In November 2012, McCann was named as head writer for the MTV show Nikki & Sara Live. and in 2013 he wrote for the FXX series Totally Biased with W. Kamau Bell. He would eventually become head writer for The Kids Tonight Show, housed in the same NBC studio where Late Night with Conan O'Brien had taped.

==Late Night with Conan O'Brien recurring characters==
- Adrian Foster ("but my friends call me Raisin"), a hippie folk singer playing an autoharp
- Eyeballs O'Shaughnessy, who expresses his emotions with the aid of various pairs of glasses that have eyes drawn in.
- FedEx Pope, who was billed as the show's least popular character even in his first appearance, as if he had previously appeared. He wears a white bathrobe and a FedEx delivery box on his head.
- Fun Hole Guy, an audience member who acts prudishly and derides Conan for his lack of decency, then stands up and storms off, revealing fishnet stockings, hotpants and a shirt with "Fun Hole" on the back and an arrow pointing down.
- Guy who is always confused about future guests, who is an audience member who appears during Conan's listing of future guests. His thought bubbles are visible to everyone, and he always thinks of the wrong person (either with a similar-sounding name, or one name the same as the guest announced), or is thinking of an object that is somehow similar to the guest's name.
- Jerry Butters, the 4 AM time slot talk show host across the hall - his favorite to perform.
- Kneesocks Jones
- The Loser, always somewhere e.g. "The Loser at the Beach", or "The Loser at the Golf Course". He always got attacked by a bear at the end of the sketch and said "Oh, No! Conan it's that damn bear again!"
- Mick Ferguson, The Guy Who's Awfully Proud of his Bullet Proof Legs
- "No Reason to Live"-guy, an audience member who becomes depressed by something inconsequential Conan says, and runs off to kill himself. After he runs out of the studio, stock footage (esp of a man in a kayak tumbling down a ski slope but other footage, like a cyclist pedaling off a bridge or a train plummeting off a mountainside) is shown, supposedly of the man killing himself. He then returns, unharmed.
- Pimpbot 5000, who combines the classic sensibilities of a 1950s robot with the dynamic flair of a 1970s street pimp.
- Preparation H Raymond, a buck-toothed, large eared man who sings songs about Preparation H, with a refrain of "Raymond's here, Raymond's here" while handing the product out to the audience, and eventually eating some from the tube.
- Robot on a Toilet
- Page from Attractive Camp, who walks with a long gait and smugly repeats that he "just got back from Attractive Camp".
- Terry Allen, a prospective late night host who schemed with Andy Richter to take over Conan's show in a four-part soap opera "Journey Past Midnight".
- S&M Abe Lincoln: A new character introduced in March 2007, he is Abraham Lincoln, complete with beard whiskers and stovepipe hat. Dressed in nothing but leather S&M attire, with a red ball gag stuffed in his mouth, as he walks across the stage he whips himself with a short cat o' nine tails. He usually lingers by the stage door, until the segment goes to commercial.
- Johnny G, a guy who thinks Max Weinberg is hilarious.

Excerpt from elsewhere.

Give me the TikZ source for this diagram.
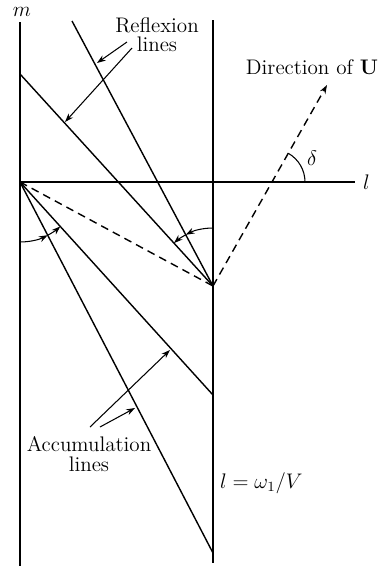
\documentclass[tikz,border=0pt]{standalone}
\usepackage{amsmath,amssymb}
\usepackage{tikz}
\usetikzlibrary{arrows.meta}

\begin{document}
\begin{tikzpicture}[
      x=0.02cm,y=0.02cm,
      >={Stealth[length=5pt,width=3.5pt]},
      edge/.style={line width=0.8pt},
      dashline/.style={line width=0.8pt,dash pattern=on 4.5pt off 3pt},
      pointer/.style={->,line width=0.6pt},
      anglearc/.style={->,line width=0.6pt},
      lbl/.style={font=\fontsize{12}{13}\selectfont,align=center,inner sep=1pt}
    ]
    \useasboundingbox (0,0) rectangle (379,566);
    % frame of the strip
    \coordinate (O) at (20,384);
    \coordinate (P) at (213,280);
    \coordinate (lefttop) at (20,544);
    \coordinate (leftbot) at (20,0);
    \coordinate (righttop) at (213,546);
    \coordinate (rightbot) at (213,3);
    \coordinate (lend) at (355,384);
    \draw[edge] (lefttop) -- (leftbot);
    \draw[edge] (righttop) -- (rightbot);
    \draw[edge] (O) -- (lend);
    \node[lbl] (mlabel) at (22,554) {$m$};
    \node[lbl,right=0pt] (llabel) at (361,384) {$l$};
    % reflexion and accumulation lines
    \coordinate (refla) at (20,492);
    \coordinate (reflb) at (72,545);
    \coordinate (accua) at (213,171);
    \coordinate (accub) at (213,13);
    \draw[edge] (refla) -- (P);
    \draw[edge] (reflb) -- (P);
    \draw[edge] (O) -- (accua);
    \draw[edge] (O) -- (accub);
    % dashed lines
    \coordinate (utip) at (327,481);
    \coordinate (cross) at (272,384);
    \draw[dashline] (O) -- (P);
    \draw[dashline,->] (P) -- (utip);
    \draw[line width=0.6pt] (cross) ++(0:33) arc[start angle=0,end angle=60.4,radius=0.66cm];
    \node[lbl] (delta) at (312,408) {$\delta$};
    \node[lbl] (dirU) at (312,499) {Direction of $\mathbf{U}$};
    % labels with pointers
    \node[lbl] (refl) at (157,531) {Reflexion\\[-2pt]lines};
    \coordinate (reflpa) at (97,503);
    \coordinate (reflpb) at (65,444);
    \draw[pointer] (127,524) -- (reflpa);
    \draw[pointer] (132,518) -- (reflpb);
    \node[lbl] (accu) at (89,112) {Accumulation\\[-2pt]lines};
    \coordinate (accupa) at (170,216);
    \coordinate (accupb) at (135,158);
    \draw[pointer] (90,139) -- (accupa);
    \draw[pointer] (100,139) -- (accupb);
    \node[lbl,anchor=west] (wall) at (218,83) {$l=\omega_1/V$};
    % angle arcs
    \draw[anglearc] (O) ++(-90:60) arc[start angle=-90,end angle=-62.5,radius=1.2cm];
    \draw[anglearc] (O) ++(-62.5:60) arc[start angle=-62.5,end angle=-47.8,radius=1.2cm];
    \draw[anglearc] (P) ++(90:58) arc[start angle=90,end angle=118,radius=1.16cm];
    \draw[anglearc] (P) ++(118:58) arc[start angle=118,end angle=132.3,radius=1.16cm];
  \end{tikzpicture}
\end{document}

== The Tonight Show with Conan O'Brien recurring characters ==
- "Twitter Tracker" announcer

== Conan recurring characters ==
- Minty, the Candy Cane That Briefly Fell on the Ground: Introduced in December 2010, Minty is a candy cane covered in various pieces of garbage and insects as he "briefly fell on the ground." He also has a very catchy theme song.